Silvio Santos também tem um quadro parecido, intitulado "Em Nome do Amor". Num cenário em que há portas sugerindo a entrada de igrejas, grinaldas gigantescas e luzes néon piscando por todos os lados, o apresentador reúne o casal em litígio, aproxima-o e faz com que manifeste seu "amor" no ar.
Depois, assumindo-se como padrinho de uma segunda "lua-de-mel", despacha os coitados para alguma cidadezinha e documenta a viagem, que exibe ao público como um conto de fadas, idêntico ao casamento de Charles e Diana. É cruel.
O programa "Márcia", no entanto, chama particularmente a atenção porque tem sido festejado pela "moçada" que lê jornais como um cult.
Funciona como Athayde Patreze: é tão ruim que passa a ser bom. Isso lembra também o caso do cineasta Ed Wood -o pior de todos os tempos-, transformado em objeto de culto pelo público supostamente civilizado.

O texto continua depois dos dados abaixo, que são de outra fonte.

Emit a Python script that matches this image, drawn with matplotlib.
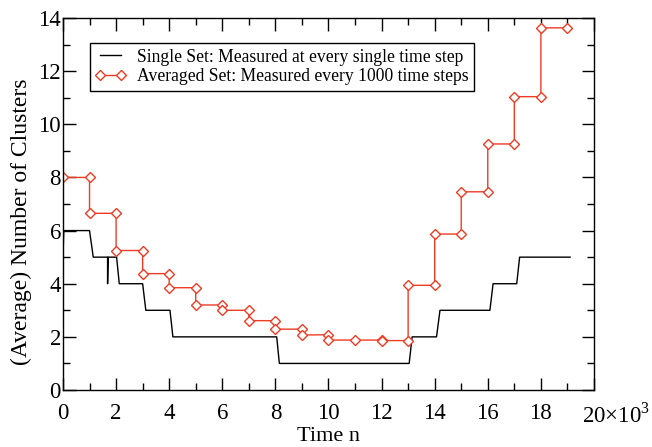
import matplotlib
matplotlib.use("Agg")
import matplotlib.pyplot as plt
from matplotlib.ticker import MultipleLocator
from matplotlib.transforms import ScaledTranslation

plt.rcParams['font.family'] = ['Liberation Serif', 'DejaVu Serif']
plt.rcParams['mathtext.fontset'] = 'custom'
plt.rcParams['mathtext.rm'] = 'Liberation Serif'

# single set: measured at every time step (time in units of 10^3)
t_single = [0, 0.03, 1.0, 1.14, 1.68, 1.68, 1.70, 2.02, 2.12, 3.0, 3.12, 4.03, 4.14,
            8.05, 8.15, 13.04, 13.15, 14.07, 14.2, 16.08, 16.2, 17.09, 17.2, 19.1]
n_single = [5, 6, 6, 5, 5, 4, 5, 5, 4, 4, 3, 3, 2,
            2, 1, 1, 2, 2, 3, 3, 4, 4, 5, 5]

# averaged set: measured every 1000 time steps
t_avg = [0, 1, 1, 2, 2, 3, 3, 4, 4, 5, 5, 6, 6, 7, 7, 8, 8, 9, 9, 10, 10,
         11, 12, 12, 13, 13, 14, 14, 15, 15, 16, 16, 17, 17, 18, 18, 19]
n_avg = [8.0, 8.0, 6.65, 6.65, 5.25, 5.25, 4.38, 4.38, 3.85, 3.85, 3.2, 3.2, 3.0,
         3.0, 2.61, 2.61, 2.29, 2.29, 2.07, 2.08, 1.88, 1.88, 1.88, 1.86, 1.86, 3.94,
         3.94, 5.87, 5.87, 7.46, 7.46, 9.26, 9.26, 11.04, 11.04, 13.63, 13.63]

fig = plt.figure(figsize=(6.52, 4.47), dpi=100)
ax = fig.add_axes([0.0966, 0.1275, 0.8144, 0.8322])

ax.plot(t_single, n_single, color='black', lw=1.0,
        label='Single Set: Measured at every single time step')
ax.plot(t_avg, n_avg, color='#ee3b24', lw=1.0, marker='D', markersize=5,
        markerfacecolor='white', markeredgecolor='#ee3b24', markeredgewidth=1.0,
        label='Averaged Set: Measured every 1000 time steps')

ax.set_xlim(0, 20)
ax.set_ylim(0, 14)
ax.xaxis.set_major_locator(MultipleLocator(2))
ax.xaxis.set_minor_locator(MultipleLocator(1))
ax.yaxis.set_major_locator(MultipleLocator(2))
ax.yaxis.set_minor_locator(MultipleLocator(1))
ax.set_xticks(range(0, 21, 2))
ax.set_xticklabels([str(v) for v in range(0, 20, 2)] + [r'20$\times$10$^3$'])
ax.tick_params(which='both', direction='in', top=True, right=True, labelsize=16.5, width=1)
ax.tick_params(which='major', length=9)
ax.tick_params(axis='x', which='major', pad=9)
ax.tick_params(axis='y', which='major', pad=1.5)
ax.tick_params(which='minor', length=5)
for s in ax.spines.values():
    s.set_linewidth(1.0)

# last tick label starts near the tick, exponent hangs to the right
last = ax.get_xticklabels()[-1]
last.set_horizontalalignment('left')
last.set_transform(last.get_transform() + ScaledTranslation(-12 / 100, 0, fig.dpi_scale_trans))

ax.set_xlabel('Time n', fontsize=16, va='baseline')
ax.xaxis.set_label_coords(0.5, -0.137)
ax.set_ylabel('(Average) Number of Clusters', fontsize=17)
ax.yaxis.set_label_coords(-0.058, 0.452)

leg = ax.legend(loc='upper left', bbox_to_anchor=(0.05, 0.932), fontsize=12.7,
                fancybox=False, edgecolor='black', framealpha=1, numpoints=2,
                handlelength=1.8, borderpad=0.3, labelspacing=0.15, handletextpad=0.6,
                borderaxespad=0)
leg.get_frame().set_linewidth(1.0)

fig.savefig('out.png', dpi=100)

É preciso desconfiar um pouco dessa distância irônica que a classe média invoca para poder se divertir com o lixo destinado ao povo sem contudo se confundir com o povo.
O sucesso editorial da revista "Caras" é um sinal muito eloquente de que as pessoas "chiques" que agora se arvoram contra a invasão da privacidade agem cotidianamente como aqueles infelizes que vão se insultar diante das câmeras no programa de Márcia.
Na nossa época o "star system" comeu a vida pública pelas bordas até reduzi-la a praticamente nada (ou, quem sabe, à "ilha de Caras", onde todos se encontram).
Como falar, então, em "invasão" de privacidade? Alguém já disse que "quando tudo é ruim, é preciso ser suficientemente bom para conhecer o pior".